Chicago-based carrier, U.S. Cellular, reported third quarter results today. The company missed analyst expectations of earning 23 cents per share by reporting 20 cents. Net income over the quarter was $17 million on revenue of $1.01 billion, a little higher than analyst expectations of $985 million. U.S Cellular's Chief Executive Officer, Ken Meyers, explained in a press statement that he is pleased with the company's financial performance. "We continue to differentiate ourselves through an unwavering commitment to an exceptional customer experience, including a high-quality network and outstanding customer service." The company did, however, report a drop of 6,000 post-paid lines and blamed this in part to the fail of the Samsung Galaxy Note 7 and limited stock of the new Apple iPhone 7. However, U.S. Cellular is relatively relaxed about this small decline in postpaid lines.
Following the announcement, U.S. Cellular's stock price gained slightly, but it was the prepaid sales side of the business that helped matters. As with much of the cell 'phone market, U.S. Cellular has witnessed the ARPU gap between prepaid and postpaid customers narrow. ARPU stands for Average Revenue Per User and traditionally, postpaid customers generate more revenue (and hence profits) for a cellular operator. However, in recent years the revenue generated by postpaid customers has declined because of intense competition pushing pricing down: in short, businesses are having to either offer more to customers for the same money, reduce prices or in many cases, combine the two. Compared with the third quarter 2015, U.S. Cellular has seen a small decline in prepaid ARPU from $35.64 to $34.39 and for postpaid, down from $58.12 to $47.08. This is also supported by U.S. Cellular enjoying a strong performance from the prepaid market, where the company reported a gain of 67,000 customers bringing the total to 480,000.

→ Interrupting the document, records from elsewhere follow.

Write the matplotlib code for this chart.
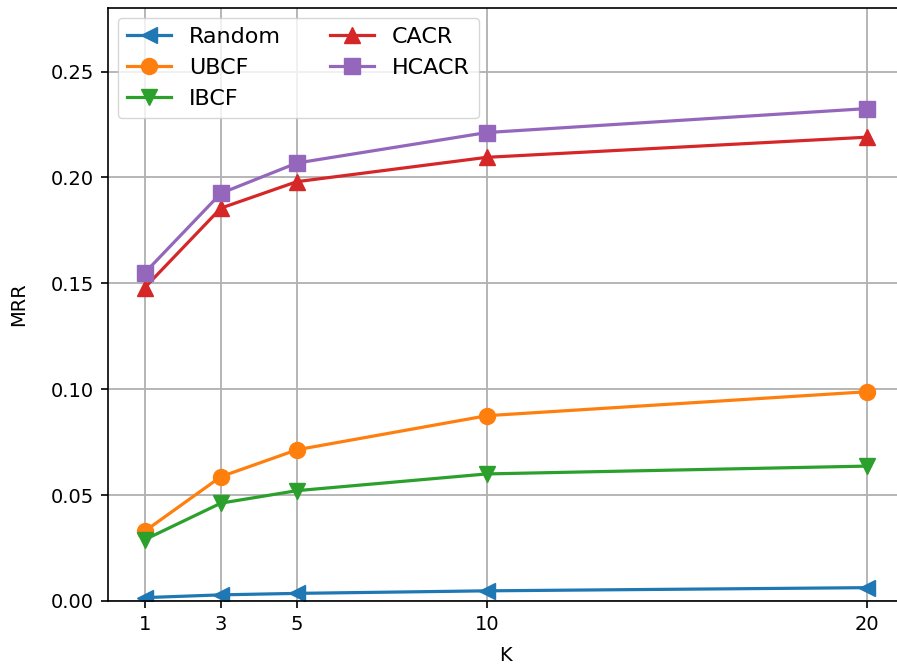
import matplotlib
matplotlib.use("Agg")
import matplotlib.pyplot as plt

k = [1, 3, 5, 10, 20]
random_mrr = [0.0016, 0.0029, 0.0036, 0.0048, 0.0063]
ubcf = [0.033, 0.0587, 0.0714, 0.0875, 0.0988]
ibcf = [0.029, 0.0462, 0.0521, 0.0600, 0.0637]
cacr = [0.148, 0.1855, 0.1980, 0.2095, 0.2190]
hcacr = [0.155, 0.1925, 0.2068, 0.2212, 0.2325]

series = [
    ("Random", random_mrr, "<"),
    ("UBCF", ubcf, "o"),
    ("IBCF", ibcf, "v"),
    ("CACR", cacr, "^"),
    ("HCACR", hcacr, "s"),
]

plt.rcParams['font.size'] = 14
fig = plt.figure(figsize=(8.97, 6.66), dpi=100)
ax = fig.add_axes([108 / 897, 65 / 666, 795 / 897, 593 / 666])

for nombre, valores, marca in series:
    ax.plot(k, valores, marker=marca, markersize=11.5, linewidth=2.3, label=nombre)

ax.set_xticks(k)
ax.set_xlim(0.03, 20.95)
ax.set_ylim(0, 0.28)
ax.set_yticks([0, 0.05, 0.10, 0.15, 0.20, 0.25])
ax.set_xlabel("K", labelpad=9)
ax.set_ylabel("MRR", labelpad=16)
ax.grid(True, linewidth=1.3)
ax.tick_params(length=5, width=1.2, pad=5)
for s in ax.spines.values():
    s.set_linewidth(1.2)
ax.legend(ncol=2, loc="upper left", fontsize=16, columnspacing=2.2,
          borderaxespad=0.45)

fig.savefig("out.png", dpi=100)
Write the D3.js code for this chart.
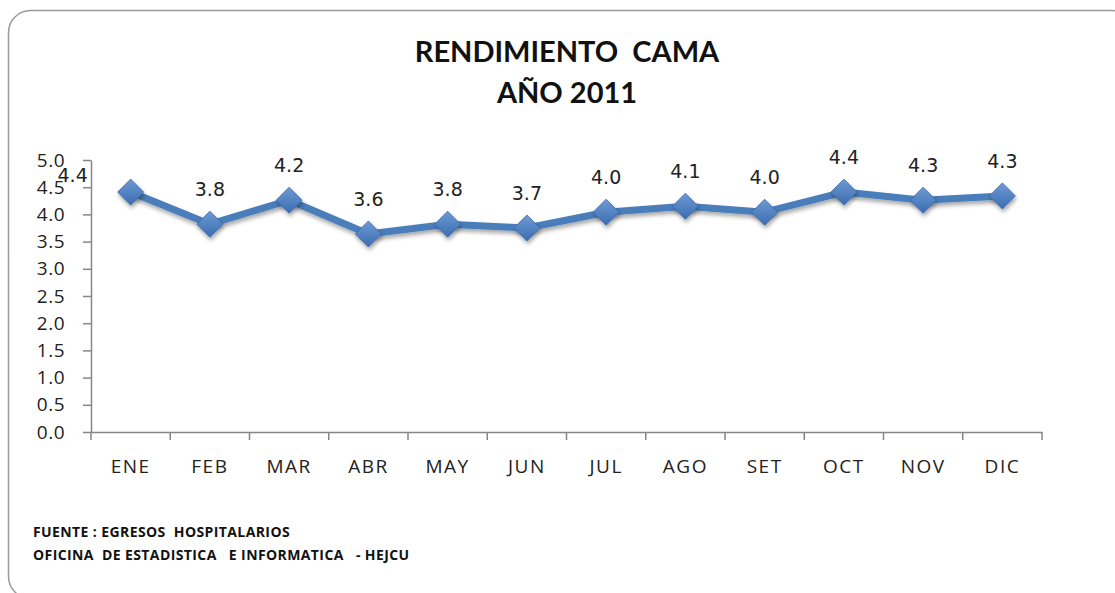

U.S. Cellular's Chief Executive explained that he is currently assessing how big a shift the company is experiencing when it comes to customers' buying habits and prepay service. He explained that during the early years of prepaid service, the product was expensive and offered poor value. However, over the years, prepaid service has evolved: today's prepaid service offers similar benefits and pricing as compared with the postpaid service deals but is packaged differently. U.S. Cellular is focusing on those prepaid customers willing to spend more on their service and is squaring up to competitors such as MetroPCS and Cricket.